After all, Moses baulked when God told him he was chosen to lead his people out of Egypt and even gave reasons to God about how he was not the right man for the job. God encouraged Moses then – he encourages us now!. God’s will is God’s will.

Jesus commissioned his disciples to go out and carry on the work he began.

He chose ordinary people – like you and me.

He entrusted them with his word and empowered them with his Spirit.

He chose them knowing they could work and rise above their limitations – and they did. They could feel the Spirit moving within, empowering them to empower others.

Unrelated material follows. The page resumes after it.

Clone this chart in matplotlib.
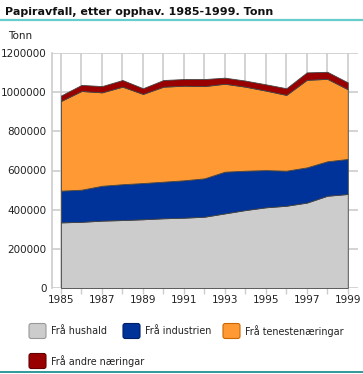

Jesus does the same with us today.

The stories of Zacchaeus, of those called by Jesus to be apostles and disciples, of those with whom Jesus ate and associated, reinforce that God calls us, unworthy though we are, fills us with the Holy Spirit, prepares, equips and sends us to do the work we are called to do. As Jesus did the work of his Father, we too are called – to fulfil the plan God has for us.

God does not call the equipped; God equips the called.

Throughout history, God has called his people.

God calls us too. “I have called you by name; you are mine” (Isaiah 43:1).

Pope Francis challenges in The Joy of the Gospel: “Christians have the duty to proclaim the Gospel … to share their joy, who point to a horizon of beauty and who invite others to a delicious banquet …The Samaritan woman became a missionary immediately after speaking with Jesus and many Samaritans come to believe in him “because of the woman’s testimony” (John 4:39). So too, St Paul, after his encounter with Jesus Christ, “immediately proclaimed Jesus” (Acts 9:20; cf. 22:6-21). So, what are we waiting for?”

Challenging? Yes, and so it should be.

Remember, we are baptised Christians.

It is our duty and responsibility to share what we have with others.

“What we have received is so beautiful and so rich that we cannot hold it for ourselves but feel compelled to bring it to every human being we meet,” Fr Henri Nouwen wrote in Bread for the Journey.

A few years ago, I asked the Holy Spirit to “fan into a flame the gift of God that you have” (2 Timothy 1:6).

I desired to respond to God’s call but was not sure how that might work.

Well, I love to write, and discerned that is exactly what I was being called to do.

The Spirit inspires my heart with words that come to me.

I surrender to what I love, trusting that I wholeheartedly serve God best in doing God’s will.

And so, I write without doing.

I simply allow ideas to come through me and onto the page.

It’s not something I work at or struggle with – I simply let go and let God, accepting as truth the promise of Jesus that the Holy Spirit will give me the words I am to write or say.

Everything I write shows up in its allotted time and with it comes all the energy, enthusiasm and passion I need to allow it to happen.

The Spirit comes through – every time.

What is the gift you are to ‘fan into a flame’?

St Augustine said: “You contain within you what you should offer, draw from your heart … offer from the treasury of your conscience the sacrifice of faith … with charity set fire to everything you offer. For within you are these offerings.”

What we do may only scratch the surface, but, because we are called by God to serve and do God’s work, we’d better get scratching.

Bishop Ken Untener says: “This enables us to do something, and to do it very well. It may be incomplete, but it is a beginning, a step along the way, an opportunity for the Lord’s grace to enter and do the rest. We may never see the end results…”

“People are hungry, And one good word is bread, For a thousand,” David Whytewrote in Loaves and Fishes.

So, what are you waiting for?

Take the first step now.

Have a golden day and treasure life.